> **Material to process**:

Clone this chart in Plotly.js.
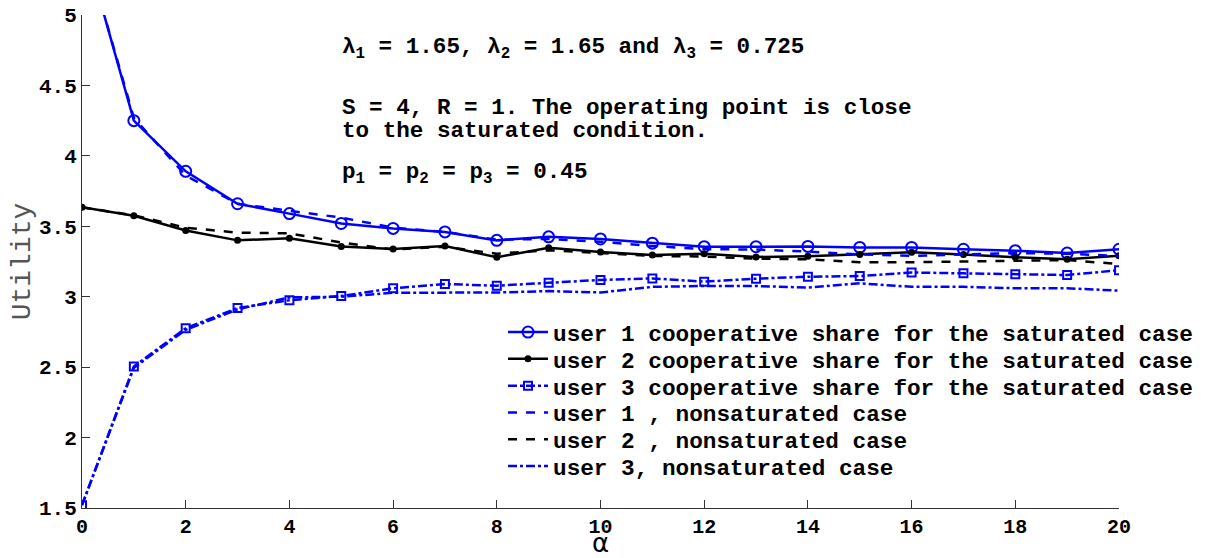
<!DOCTYPE html>
<html>
<head>
<meta charset="utf-8">
<script src="https://cdn.plot.ly/plotly-3.0.1.min.js"></script>
<style>html,body{margin:0;padding:0;background:#fff;}#chart{width:1207px;height:558px;}</style>
</head>
<body>
<div id="chart"></div>
<script>
const alpha = [0,1,2,3,4,5,6,7,8,9,10,11,12,13,14,15,16,17,18,19,20];

const user1Coop = [5.56,4.25,3.89,3.66,3.59,3.52,3.485,3.46,3.40,3.425,3.41,3.38,3.355,3.355,3.357,3.35,3.35,3.337,3.327,3.31,3.337];
const user2Coop = [3.635,3.575,3.47,3.40,3.415,3.357,3.338,3.36,3.28,3.348,3.317,3.296,3.305,3.282,3.288,3.30,3.315,3.30,3.28,3.266,3.29];
const user3Coop = [1.52,2.505,2.776,2.92,2.975,3.005,3.06,3.09,3.078,3.10,3.119,3.13,3.107,3.128,3.142,3.147,3.172,3.166,3.16,3.154,3.188];
const user1Non = [5.55,4.27,3.86,3.66,3.61,3.562,3.49,3.46,3.405,3.41,3.39,3.36,3.338,3.335,3.32,3.30,3.29,3.30,3.31,3.305,3.29];
const user2Non = [3.635,3.578,3.49,3.455,3.45,3.385,3.335,3.355,3.305,3.33,3.31,3.29,3.285,3.27,3.266,3.245,3.245,3.25,3.26,3.26,3.232];
const user3Non = [1.52,2.495,2.765,2.91,2.995,3.00,3.028,3.03,3.03,3.04,3.03,3.07,3.076,3.076,3.065,3.095,3.07,3.07,3.06,3.06,3.043];

const seriesNames = [
  "user 1 cooperative share for the saturated case",
  "user 2 cooperative share for the saturated case",
  "user 3 cooperative share for the saturated case",
  "user 1 , nonsaturated case",
  "user 2 , nonsaturated case",
  "user 3, nonsaturated case"
];

const xTickVals = [0,2,4,6,8,10,12,14,16,18,20];
const yTickVals = [1.5,2,2.5,3,3.5,4,4.5,5];
const yTickText = ["1.5","2","2.5","3","3.5","4","4.5","5"];

const BLUE = "#0000ff";
const MONO = "'Liberation Mono', 'Courier New', monospace";

const traces = [
  {x: alpha, y: user1Coop, name: seriesNames[0], mode: "lines+markers",
   line: {color: BLUE, width: 2.5}, marker: {symbol: "circle-open", size: 11, color: BLUE, line: {width: 2}}},
  {x: alpha, y: user2Coop, name: seriesNames[1], mode: "lines+markers",
   line: {color: "#000", width: 2.5}, marker: {symbol: "circle", size: 7, color: "#000"}},
  {x: alpha, y: user3Coop, name: seriesNames[2], mode: "lines+markers",
   line: {color: BLUE, width: 2.5, dash: "dashdot"}, marker: {symbol: "square-open", size: 8, color: BLUE, line: {width: 2}}},
  {x: alpha, y: user1Non, name: seriesNames[3], mode: "lines",
   line: {color: BLUE, width: 2.5, dash: "dash"}},
  {x: alpha, y: user2Non, name: seriesNames[4], mode: "lines",
   line: {color: "#000", width: 2.5, dash: "dash"}},
  {x: alpha, y: user3Non, name: seriesNames[5], mode: "lines",
   line: {color: BLUE, width: 2.5, dash: "dashdot"}}
];

const annFont = {family: MONO, size: 22.6, color: "#000", weight: "bold"};

const layout = {
  width: 1207, height: 558,
  paper_bgcolor: "#fff", plot_bgcolor: "#fff",
  margin: {l: 82, r: 88, t: 15, b: 50, autoexpand: false},
  showlegend: true,
  legend: {
    x: 0.406, y: 0.40, xanchor: "left", yanchor: "top",
    bgcolor: "rgba(0,0,0,0)", borderwidth: 0,
    font: {family: MONO, size: 22.7, color: "#000", weight: "bold"},
    itemwidth: 40
  },
  xaxis: {
    range: [0, 20], tickvals: xTickVals, ticks: "inside", ticklen: 8,
    tickcolor: "#333", showline: true, linecolor: "#333", linewidth: 1,
    showgrid: false, zeroline: false, mirror: false,
    tickfont: {family: MONO, size: 20, color: "#000", weight: "bold"},
    title: {text: "α", font: {family: "DejaVu Sans", size: 26, color: "#000"}, standoff: 8}
  },
  yaxis: {
    range: [1.5, 5], tickvals: yTickVals, ticktext: yTickText, ticks: "inside", ticklen: 8,
    tickcolor: "#333", showline: true, linecolor: "#333", linewidth: 1,
    showgrid: false, zeroline: false, mirror: false,
    tickfont: {family: MONO, size: 21, color: "#000", weight: "bold"},
    title: {text: "Utility", font: {family: MONO, size: 28, color: "#555"}, standoff: 0}
  },
  annotations: [
    {xref: "paper", yref: "paper", x: 0.249, y: 0.933, xanchor: "left", yanchor: "middle", showarrow: false,
     text: "λ<sub>1</sub> = 1.65, λ<sub>2</sub> = 1.65 and λ<sub>3</sub> = 0.725", font: annFont},
    {xref: "paper", yref: "paper", x: 0.249, y: 0.812, xanchor: "left", yanchor: "middle", showarrow: false,
     text: "S = 4, R = 1. The operating point is close", font: annFont},
    {xref: "paper", yref: "paper", x: 0.249, y: 0.765, xanchor: "left", yanchor: "middle", showarrow: false,
     text: "to the saturated condition.", font: annFont},
    {xref: "paper", yref: "paper", x: 0.249, y: 0.678, xanchor: "left", yanchor: "middle", showarrow: false,
     text: "p<sub>1</sub> = p<sub>2</sub> = p<sub>3</sub> = 0.45", font: annFont}
  ]
};

Plotly.newPlot("chart", traces, layout, {displayModeBar: false, staticPlot: true}).then(function (gd) {
  // tighten legend row spacing to match the reference's compact legend
  const items = gd.querySelectorAll(".legend .traces");
  let y0 = null;
  items.forEach(function (g, i) {
    const m = /translate\(\s*([-\d.e]+)[\s,]+([-\d.e]+)\s*\)/.exec(g.getAttribute("transform") || "");
    if (!m) return;
    if (y0 === null) y0 = parseFloat(m[2]);
    g.setAttribute("transform", "translate(" + m[1] + "," + (y0 + i * 26.8) + ")");
  });
});
</script>
</body>
</html>
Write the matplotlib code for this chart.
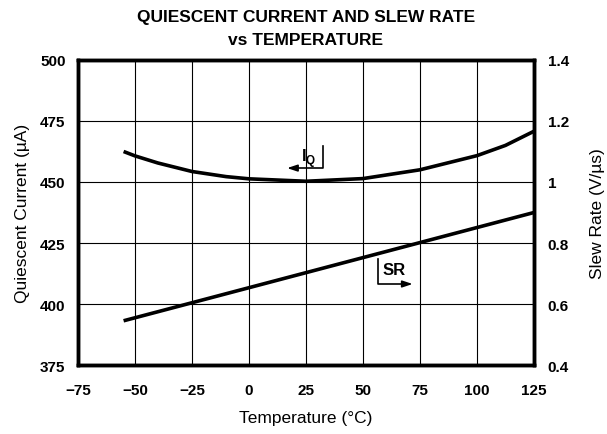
import matplotlib
matplotlib.use("Agg")
import matplotlib.pyplot as plt

plt.rcParams['font.family'] = ['Liberation Sans', 'DejaVu Sans']

temp_iq = [-55, -50, -40, -25, -10, 0, 25, 50, 75, 100, 112.5, 125]
iq_ua = [462.5, 460.7, 457.8, 454.3, 452.2, 451.3, 450.3, 451.4, 455.0, 460.8, 465.0, 470.8]

temp_sr = [-55, 125]
sr_vus = [0.545, 0.90]

x_ticks = [-75, -50, -25, 0, 25, 50, 75, 100, 125]
x_labels = ['\u221275', '\u221250', '\u221225', '0', '25', '50', '75', '100', '125']
left_ticks = [375, 400, 425, 450, 475, 500]
right_ticks = [0.4, 0.6, 0.8, 1.0, 1.2, 1.4]
right_labels = ['0.4', '0.6', '0.8', '1', '1.2', '1.4']

fig = plt.figure(figsize=(6.07, 4.35), dpi=100)
ax = fig.add_axes([0.1285, 0.1586, 0.7512, 0.7012])
ax.set_xlim(-75, 125)
ax.set_ylim(375, 500)
ax.set_xticks(x_ticks)
ax.set_xticklabels(x_labels, fontweight='bold')
ax.set_yticks(left_ticks)
ax.set_yticklabels([str(v) for v in left_ticks], fontweight='bold')
ax.grid(True, color='black', linewidth=0.8)
ax.tick_params(axis='x', length=0, labelsize=11, pad=13)
ax.tick_params(axis='y', length=0, labelsize=11, pad=9)
for s in ax.spines.values():
    s.set_linewidth(2.5)

ax.plot(temp_iq, iq_ua, color='black', linewidth=2.6, solid_capstyle='butt')

ax2 = ax.twinx()
ax2.set_ylim(0.4, 1.4)
ax2.set_yticks(right_ticks)
ax2.set_yticklabels(right_labels, fontweight='bold')
ax2.tick_params(length=0, labelsize=11, pad=10)
for s in ax2.spines.values():
    s.set_linewidth(2.5)
ax2.plot(temp_sr, sr_vus, color='black', linewidth=2.6, solid_capstyle='butt')

# I_Q annotation
ax.plot([32.5, 32.5, 20], [464.8, 455.7, 455.7], color='black', linewidth=1.2)
ax.annotate('', xy=(15.5, 455.7), xytext=(21, 455.7),
            arrowprops=dict(arrowstyle='-|>,head_length=0.6,head_width=0.2', color='black', lw=1.2))
ax.text(26.0, 460.0, 'I$_\\mathregular{Q}$', ha='center', va='center', fontsize=12, fontweight='bold')

# SR annotation
ax.plot([56.6, 56.6, 68], [418.4, 408.2, 408.2], color='black', linewidth=1.2)
ax.annotate('', xy=(73, 408.2), xytext=(67, 408.2),
            arrowprops=dict(arrowstyle='-|>,head_length=0.6,head_width=0.2', color='black', lw=1.2))
ax.text(63.8, 414.0, 'SR', ha='center', va='center', fontsize=12, fontweight='bold')

ax.set_xlabel('Temperature (\u00b0C)', fontsize=12.5, labelpad=9)
ax.set_ylabel('Quiescent Current (\u00b5A)', fontsize=12.5, labelpad=7)
ax2.set_ylabel('Slew Rate (V/\u00b5s)', fontsize=12.5, labelpad=15)

fig.text(0.504, 0.960, 'QUIESCENT CURRENT AND SLEW RATE', ha='center', va='center',
         fontsize=12.5, fontweight='bold')
fig.text(0.504, 0.906, 'vs TEMPERATURE', ha='center', va='center',
         fontsize=12.5, fontweight='bold')

fig.savefig('out.png', dpi=100)
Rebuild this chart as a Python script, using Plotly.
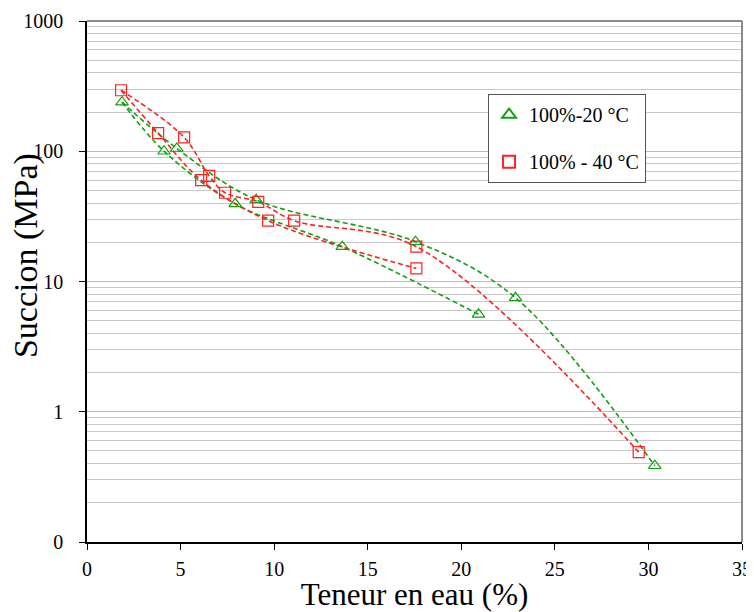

> **Instructions for the task**: Begin at the line that has "Write the matplotlib code for this chart.", stop after the line that has "iq_ua, color='black', linewidth=2.6, solid_capstyle='butt')", and reproduce every line between them exactly and nothing else. Pictures stay out of the copy.

> **Problem solution**:
Write the matplotlib code for this chart.
import matplotlib
matplotlib.use("Agg")
import matplotlib.pyplot as plt

plt.rcParams['font.family'] = ['Liberation Sans', 'DejaVu Sans']

temp_iq = [-55, -50, -40, -25, -10, 0, 25, 50, 75, 100, 112.5, 125]
iq_ua = [462.5, 460.7, 457.8, 454.3, 452.2, 451.3, 450.3, 451.4, 455.0, 460.8, 465.0, 470.8]

temp_sr = [-55, 125]
sr_vus = [0.545, 0.90]

x_ticks = [-75, -50, -25, 0, 25, 50, 75, 100, 125]
x_labels = ['\u221275', '\u221250', '\u221225', '0', '25', '50', '75', '100', '125']
left_ticks = [375, 400, 425, 450, 475, 500]
right_ticks = [0.4, 0.6, 0.8, 1.0, 1.2, 1.4]
right_labels = ['0.4', '0.6', '0.8', '1', '1.2', '1.4']

fig = plt.figure(figsize=(6.07, 4.35), dpi=100)
ax = fig.add_axes([0.1285, 0.1586, 0.7512, 0.7012])
ax.set_xlim(-75, 125)
ax.set_ylim(375, 500)
ax.set_xticks(x_ticks)
ax.set_xticklabels(x_labels, fontweight='bold')
ax.set_yticks(left_ticks)
ax.set_yticklabels([str(v) for v in left_ticks], fontweight='bold')
ax.grid(True, color='black', linewidth=0.8)
ax.tick_params(axis='x', length=0, labelsize=11, pad=13)
ax.tick_params(axis='y', length=0, labelsize=11, pad=9)
for s in ax.spines.values():
    s.set_linewidth(2.5)

ax.plot(temp_iq, iq_ua, color='black', linewidth=2.6, solid_capstyle='butt')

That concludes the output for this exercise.